## WRITTEN EXERCISE:
Look through the material and tally each line bearing the word "that". Give only the total.

□ □ □

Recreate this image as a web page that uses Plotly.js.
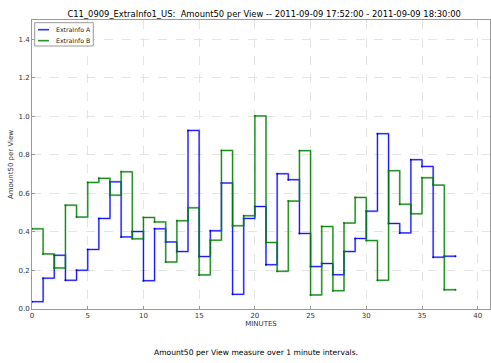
<!DOCTYPE html>
<html><head><meta charset="utf-8">
<script src="https://cdn.plot.ly/plotly-3.0.1.min.js"></script>
<style>html,body{margin:0;padding:0;background:#fff}#chart{width:491px;height:363px}</style>
</head><body><div id="chart"></div>
<script>
const minutes = [0,1,2,3,4,5,6,7,8,9,10,11,12,13,14,15,16,17,18,19,20,21,22,23,24,25,26,27,28,29,30,31,32,33,34,35,36,37,38];
const seriesA = [0.038,0.16,0.279,0.149,0.201,0.309,0.47,0.66,0.374,0.402,0.147,0.416,0.348,0.298,0.927,0.272,0.406,0.654,0.076,0.47,0.532,0.23,0.702,0.671,0.392,0.22,0.236,0.178,0.298,0.366,0.508,0.91,0.444,0.395,0.775,0.74,0.269,0.274,0.274];
const seriesB = [0.416,0.286,0.213,0.539,0.477,0.657,0.678,0.591,0.712,0.364,0.475,0.452,0.244,0.458,0.525,0.177,0.357,0.823,0.432,0.484,1.002,0.345,0.196,0.56,0.822,0.073,0.428,0.095,0.446,0.579,0.355,0.149,0.718,0.544,0.494,0.681,0.643,0.1,0.1];
const names = ['ExtraInfo A','ExtraInfo B'];
const colors = ['#0000ff','#008000'];
const halos = ['rgba(0,0,255,0.35)','rgba(0,128,0,0.4)'];
const titleText = 'C11_0909_ExtraInfo1_US:  Amount50 per View -- 2011-09-09 17:52:00 - 2011-09-09 18:30:00';
const caption = 'Amount50 per View measure over 1 minute intervals.';

function traces(y, name, halo, core){
  return [
    {x: minutes, y: y, type:'scatter', mode:'lines', line:{shape:'hv', color:halo, width:2}, showlegend:false, hoverinfo:'skip'},
    {x: minutes, y: y, type:'scatter', mode:'lines', name:name, line:{shape:'hv', color:core, width:0.9}, showlegend:false},
    {x: minutes, y: y, type:'scatter', mode:'markers', marker:{size:2, color:core}, showlegend:false}
  ];
}
const data = [].concat(
  traces(seriesA, names[0], halos[0], colors[0]),
  traces(seriesB, names[1], halos[1], colors[1])
);
const font = {family:'DejaVu Sans, sans-serif', size:7, color:'#333'};

// custom compact legend (matplotlib style)
const legY = [0.9664, 0.9284];
const shapes = [{type:'rect', xref:'paper', yref:'paper', x0:0.0059, x1:0.1338, y0:0.910, y1:0.9907,
  line:{color:'#999', width:1}, fillcolor:'#fff', layer:'above'}];
const annotations = [{text:caption, xref:'paper', yref:'paper', x:0.49, y:-0.15, xanchor:'center', yanchor:'middle', showarrow:false,
    font:{family:'DejaVu Sans, sans-serif', size:7.6, color:'#000'}}];
names.forEach((n,i)=>{
  shapes.push({type:'line', xref:'paper', yref:'paper', x0:0.0131, x1:0.0371, y0:legY[i], y1:legY[i], line:{color:halos[i], width:2}, layer:'above'});
  shapes.push({type:'line', xref:'paper', yref:'paper', x0:0.0131, x1:0.0371, y0:legY[i], y1:legY[i], line:{color:colors[i], width:0.9}, layer:'above'});
  annotations.push({text:n, xref:'paper', yref:'paper', x:0.048, y:legY[i], xanchor:'left', yanchor:'middle', showarrow:false,
    font:{family:'DejaVu Sans, sans-serif', size:6.2, color:'#222'}});
});

const layout = {
  width:491, height:363,
  margin:{l:32, r:1, t:20, b:54},
  paper_bgcolor:'#fff', plot_bgcolor:'#fff',
  font: font,
  title:{text:titleText, font:{family:'DejaVu Sans, sans-serif', size:8.4, color:'#000'}, x:0.538, xanchor:'center', y:0.962, yanchor:'middle'},
  xaxis:{range:[0,41.1], tickvals:[0,5,10,15,20,25,30,35,40], ticks:'inside', ticklen:3, tickcolor:'#999',
    showgrid:true, gridcolor:'#e4e4e4', griddash:'dash', gridwidth:1, zeroline:false,
    showline:true, linecolor:'#999', mirror:true, tickfont:font,
    title:{text:'MINUTES', font:{family:'DejaVu Sans, sans-serif', size:7, color:'#333'}, standoff:0}},
  yaxis:{range:[0,1.5], tickvals:[0,0.2,0.4,0.6,0.8,1.0,1.2,1.4], ticktext:['0.0','0.2','0.4','0.6','0.8','1.0','1.2','1.4'],
    ticks:'inside', ticklen:3, tickcolor:'#999',
    showgrid:true, gridcolor:'#e4e4e4', griddash:'dash', gridwidth:1, zeroline:false,
    showline:true, linecolor:'#999', mirror:true, tickfont:font,
    title:{text:'Amount50 per View', font:{family:'DejaVu Sans, sans-serif', size:7, color:'#333'}, standoff:4}},
  shapes: shapes,
  annotations: annotations,
  showlegend:false
};
Plotly.newPlot('chart', data, layout, {displayModeBar:false, staticPlot:true});
</script></body></html>
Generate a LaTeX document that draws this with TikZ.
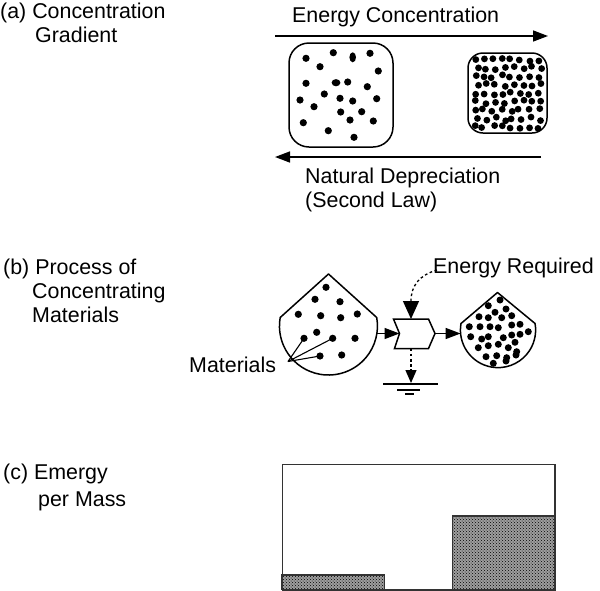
\documentclass[tikz,border=0pt]{standalone}
\usepackage{fontspec}
\setmainfont{Liberation Sans}
\usetikzlibrary{arrows.meta,patterns}
\begin{document}
\begin{tikzpicture}[x=1pt,y=1pt,
  lbl/.style={inner sep=0pt, anchor=base west, font=\fontsize{21.4}{24}\selectfont},
  ln/.style={line width=1.5pt},
  arr/.style={ln, -{Triangle[length=15pt,width=11pt]}},
  dotarr/.style={line width=1.3pt, dash pattern=on 2.6pt off 2.6pt, -{Triangle[length=18pt,width=16pt]}},
  downarr/.style={line width=1.3pt, dash pattern=on 2.6pt off 2.6pt, -{Triangle[length=13pt,width=11pt]}},
  dotfill/.style={fill=black},
  barpat/.style={pattern=crosshatch dots, pattern color=black},
]
\useasboundingbox (0,0) rectangle (600,-590);

% ---------------- (a) ----------------
\node[lbl] (la1) at (0,-18.5) {(a) Concentration};
\node[lbl] (la2) at (35,-42) {Gradient};
\node[lbl] (ec) at (292,-22) {Energy Concentration};
\coordinate (t1) at (275,-36);
\coordinate (t2) at (548,-36);
\draw[arr] (t1) -- (t2);

\node[draw, ln, rounded corners=20pt, minimum width=104pt, minimum height=104pt, inner sep=0pt] (boxA) at (341,-95) {};
\node[draw, ln, rounded corners=15pt, minimum width=79pt, minimum height=80pt, inner sep=0pt] (boxB) at (507.5,-93) {};

\foreach \x/\y in {306/58.3,333.3/52.7,370/53.3,320/66.7,378.3/71,306/83.3,347.7/82,367.3/86.7,
  300/100,324.3/94,340/98.3,352.7/101,376.7/98.7,314/106.7,340.7/112,361.7/111.7,350/120,
  303.3/122.7,373.3/121,328.3/130.7,354/137.3}
  \fill[dotfill] (\x,-\y) circle[radius=3.6pt];
\fill[dotfill] (352.7,-57.3) ellipse[x radius=3.3pt, y radius=5pt];
\fill[dotfill] (336,-82.7) ellipse[x radius=4.4pt, y radius=3.6pt];

\pgfmathsetseed{11}
\foreach \j in {0,...,8}
  \foreach \i in {0,...,7} {
    \pgfmathsetmacro\xx{474.5+9.1*\i+2.2*mod(\j,2)+2.0*rand}
    \pgfmathsetmacro\yy{59.5+8.5*\j+2.0*rand}
    \fill[dotfill] (\xx,-\yy) circle[radius=3.4pt];
  }

\coordinate (b1) at (541,-157);
\coordinate (b2) at (275,-157);
\draw[arr] (b1) -- (b2);
\node[lbl] (nd1) at (305,-183.5) {Natural Depreciation};
\node[lbl] (nd2) at (305,-207) {(Second Law)};

% ---------------- (b) ----------------
\node[lbl] (lb1) at (3,-274.5) {(b) Process of};
\node[lbl] (lb2) at (32,-298.5) {Concentrating};
\node[lbl] (lb3) at (32,-322.5) {Materials};

% left source shape
\coordinate (sA) at (328.5,-274);
\draw[ln, line join=round] (sA) -- (280.2,-317.5) arc[start angle=170, end angle=370, radius=49pt] -- cycle;
\foreach \x/\y in {326/287.3,315/299.3,340/301.7,298.3/314.3,320.7/315.7,340.7/317.7,357.3/314,
  316.7/332.3,304/338.3,332.7/338.3,355/338.3,320/356,341.7/355}
  \fill[dotfill] (\x,-\y) circle[radius=3.6pt];

\node[lbl] (mat) at (189,-372.3) {Materials};
\coordinate (mp) at (288,-361.5);
\draw[line width=1.1pt] (mp) -- (304,-338.3);
\draw[line width=1.1pt] (mp) -- (332.7,-338.3);
\draw[line width=1.1pt] (mp) -- (320,-356);

% process box
\coordinate (pL) at (399.5,-333.5);
\coordinate (pR) at (435,-333.5);
\coordinate (pT) at (411,-319);
\coordinate (pB) at (411,-348.5);
\draw[ln, line join=miter] (393.5,-319) -- (428.5,-319) -- (pR) -- (428.5,-348.5) -- (394.5,-348.5) -- (pL) -- cycle;

\coordinate (sAr) at (377,-333.5);
\draw[arr] (sAr) -- (pL);

% right shape
\coordinate (sB) at (497.5,-292.5);
\draw[ln, line join=round] (sB) -- (461,-323.5) arc[start angle=170, end angle=370, radius=37.6pt] -- cycle;
\foreach \x/\y in {500/300,488.3/305.7,506/309,495/312.3,479/316.7,488.3/317.7,501.7/317.7,511.7/315.7,
  469.3/326.7,480/326.7,490/326.7,498.3/327.7,511.7/325,520/324.3,528.3/331.7,
  470.7/336.7,481.7/339,488.3/336.7,503.3/337.7,511.7/335,520/334.3,
  478.3/347.7,488.3/345.7,498.3/344.3,508.3/347.7,515/342.3,516.7/351.7,
  486/356.7,496.7/355.7,506.7/357.7,516/355,493.3/363.3,506/361}
  \fill[dotfill] (\x,-\y) circle[radius=3.5pt];
\coordinate (sBl) at (460.6,-333.5);
\draw[arr] (pR) -- (sBl);

% energy required
\node[lbl, anchor=base east] (er) at (594,-273) {Energy Required};
\coordinate (es) at (437,-270);
\draw[dotarr] (es) .. controls (420,-275) and (411,-285) .. (pT);

% sink
\coordinate (gnd) at (411,-383);
\draw[downarr] (pB) -- (gnd);
\draw[line width=1.4pt] (383,-384) -- (438,-384);
\draw[line width=1.4pt] (397,-390) -- (420,-390);
\draw[line width=1.4pt] (405,-394) -- (414,-394);

% ---------------- (c) ----------------
\node[lbl] (lc1) at (3,-479) {(c) Emergy};
\node[lbl] (lc2) at (38,-506) {per Mass};

\fill[black!38] (281.7,-575) rectangle (384.3,-589.3);
\fill[barpat] (281.7,-575) rectangle (384.3,-589.3);
\draw[draw=black!80, line width=1.3pt] (281.7,-575) rectangle (384.3,-589.3);
\fill[black!38] (452.3,-516) rectangle (554.3,-589.3);
\fill[barpat] (452.3,-516) rectangle (554.3,-589.3);
\draw[draw=black!80, line width=1.3pt] (452.3,-516) rectangle (554.3,-589.3);
\node[draw=black!80, line width=1.3pt, minimum width=272.6pt, minimum height=125.3pt, inner sep=0pt, anchor=north west] (chart) at (281.7,-464) {};
\end{tikzpicture}
\end{document}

□ □ □

## RESULT OF THE EXERCISE:
2